6. Freelancing for Crypto
This is the most reliable method in this Ultimate Bitcoin Guide. Stop trading time for fiat currency that loses value. Work for Bitcoin.
- Platforms: Websites like LaborX, Bitwage, or Bondex connect freelancers with clients willing to pay in Crypto. Whether you are a writer, coder, or designer, you can get paid directly in BTC or USDC.
7. Learn-to-Earn (Micro-Tasks)
Great for beginners with zero capital.
- Binance Academy / Coinbase Learning: These exchanges pay you small amounts of crypto (usually $1-$5) for watching short educational videos and taking a quiz.
- Cointiply: A site that pays small amounts of Bitcoin for filling out surveys or watching ads.
8. Affiliate Marketing
If you have a social media presence or a blog, you can join affiliate programs.
- How it works: Refer friends to Ledger, Trezor, or Binance using your unique link. If they buy a wallet or trade, you earn a commission. These commissions are often paid in Bitcoin and can become a significant passive income stream.
🏁 Conclusion: The Long Game
Bitcoin is more than just an investment; it’s a shift in how we view value. It is the first time in history that humans have a property right that cannot be diluted by a king or seized by a bank (if secured properly).
The price will crash, and the media will declare “Bitcoin is Dead” for the 500th time. But the blocks will keep producing. The supply will keep getting scarcer. We hope this Ultimate Bitcoin Guide has given you the confidence to take your first steps.
Your Next Step: Don’t try to buy 1 whole Bitcoin today (unless you can afford it!). Start small. Buy $50 worth.
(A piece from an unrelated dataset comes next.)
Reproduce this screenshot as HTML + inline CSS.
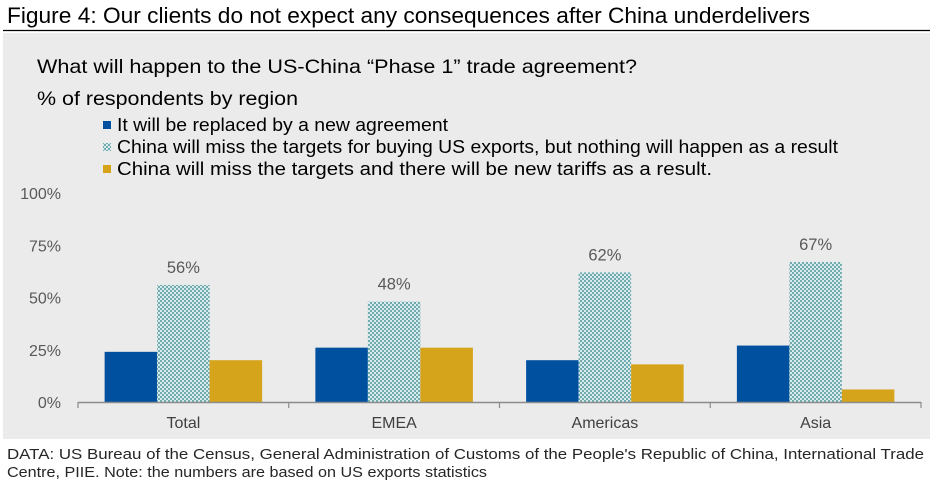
<!DOCTYPE html>
<html><head><meta charset="utf-8">
<style>
html,body{margin:0;padding:0;background:#fff;}
svg{display:block;font-family:"Liberation Sans",Arial,sans-serif;}
</style></head>
<body>
<svg width="936" height="485" viewBox="0 0 936 485">
<defs>
<pattern id="hatch" width="4" height="4" patternUnits="userSpaceOnUse">
<rect width="4" height="4" fill="#d6ebeb"/>
<rect x="0" y="0" width="2" height="2" fill="#72aab0"/>
<rect x="2" y="2" width="2" height="2" fill="#72aab0"/>
</pattern>
</defs>
<text x="7" y="23" font-size="22" fill="#000" textLength="803" lengthAdjust="spacingAndGlyphs">Figure 4: Our clients do not expect any consequences after China underdelivers</text>
<line x1="3" y1="30.5" x2="930" y2="30.5" stroke="#000" stroke-width="1.2"/>
<rect x="3" y="33" width="927" height="406" fill="#ebebeb"/>
<text x="37" y="73" font-size="19.5" fill="#000" textLength="600" lengthAdjust="spacingAndGlyphs">What will happen to the US-China “Phase 1” trade agreement?</text>
<text x="37" y="105" font-size="19.5" fill="#000" textLength="261" lengthAdjust="spacingAndGlyphs">% of respondents by region</text>
<g id="legend"></g>
<g id="yaxis"></g>
<g id="bars"></g>
<g id="xaxis"></g>
<text x="7" y="459" font-size="15" fill="#262626" textLength="917" lengthAdjust="spacingAndGlyphs">DATA: US Bureau of the Census, General Administration of Customs of the People's Republic of China, International Trade</text>
<text x="7" y="477" font-size="15" fill="#262626" textLength="480" lengthAdjust="spacingAndGlyphs">Centre, PIIE. Note: the numbers are based on US exports statistics</text>
</svg>
<script>
const categories = ["Total","EMEA","Americas","Asia"];
const replaced = [24,26,20,27];
const missNothing = [56,48,62,67];
const missTariffs = [20,26,18,6];
const yTicks = [0,25,50,75,100];
const seriesNames = ["It will be replaced by a new agreement","China will miss the targets for buying US exports, but nothing will happen as a result","China will miss the targets and there will be new tariffs as a result."];

const NS="http://www.w3.org/2000/svg";
const y0=402, y100=193, xStart=78, groupW=210.75, barW=52.5;
const legendLens=[331,721,595];
function yScale(v){return y0-(y0-y100)*v/100;}
function groupX(i){return xStart+i*groupW;}
function mk(tag,attrs,parent){const e=document.createElementNS(NS,tag);for(const k in attrs)e.setAttribute(k,attrs[k]);parent.appendChild(e);return e;}

const fills=["#0050a0","url(#hatch)","#d6a41a"];
const seriesData=[replaced,missNothing,missTariffs];

const lg=document.getElementById('legend');
seriesNames.forEach((n,i)=>{
  const cy=125+i*22;
  const r=mk('rect',{x:103,y:cy-4,width:8,height:8,fill:fills[i]},lg);
  
  
  const t=mk('text',{x:117,y:cy+6,'font-size':18,fill:'#000',textLength:legendLens[i],lengthAdjust:'spacingAndGlyphs'},lg);
  t.textContent=n;
  
  
});

const ya=document.getElementById('yaxis');
yTicks.forEach(v=>{
  const t=mk('text',{x:61,y:yScale(v)+6,'font-size':16,fill:'#595959','text-anchor':'end'},ya);
  t.textContent=v+'%';
  
  
});

const bg=document.getElementById('bars');
categories.forEach((c,i)=>{
  const gx=groupX(i)+groupW/2-1.5*barW;
  seriesData.forEach((s,j)=>{
    const v=s[i];
    const r=mk('rect',{x:gx+j*barW,y:yScale(v),width:barW,height:y0-yScale(v),fill:fills[j]},bg);
    
    
  });
  const lx=gx+1.5*barW;
  const t=mk('text',{x:lx,y:yScale(missNothing[i])-12,'font-size':16.5,fill:'#595959','text-anchor':'middle'},bg);
  t.textContent=missNothing[i]+'%';
  
  
});

const xa=document.getElementById('xaxis');
const ax=mk('line',{x1:xStart,y1:y0+0.5,x2:groupX(categories.length),y2:y0+0.5,stroke:'#8c8c8c','stroke-width':1.5},xa);


for(let i=0;i<=categories.length;i++){
  const tk=mk('line',{x1:groupX(i),y1:y0,x2:groupX(i),y2:y0+6,stroke:'#8c8c8c','stroke-width':1.2},xa);
  
  
}
categories.forEach((c,i)=>{
  const t=mk('text',{x:groupX(i)+groupW/2,y:428,'font-size':16,fill:'#404040','text-anchor':'middle'},xa);
  t.textContent=c;
  
  
});
</script>
</body></html>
Move it to a wallet. Once you see the transaction confirm on the blockchain without a bank’s permission, you’ll understand why this is the future of money.
❓ Frequently Asked Questions (FAQ)
Q: Is it too late to buy Bitcoin in 2026? A: Most analysts believe we are still in the “early majority” phase. With the prediction of Bitcoin hitting $1 Million by 2030, buying now could still offer significant returns compared to traditional stocks.
Q: Can I buy less than 1 Bitcoin? A: Yes! You can buy 0.00000001 BTC. The smallest unit of Bitcoin is called a “Satoshi” (Sat). You can buy $10 worth of Bitcoin easily.
Q: What happens if I lose my hardware wallet? A: As long as you have your Seed Phrase (the 12-24 words you wrote down during setup), you can buy a new device and restore your funds. If you lose the Seed Phrase, the money is gone forever.
Q: Is Bitcoin legal? A: In most major economies (USA, UK, Europe, India, Japan), Bitcoin is legal to buy and trade, though it is taxed as an asset/property rather than used as currency. Always check your local laws.
Q: Why does the price change so much? A: Bitcoin is still a relatively small asset class compared to Gold or Real Estate. This means large buy/sell orders can move the price significantly. As the market grows larger, this volatility is expected to decrease.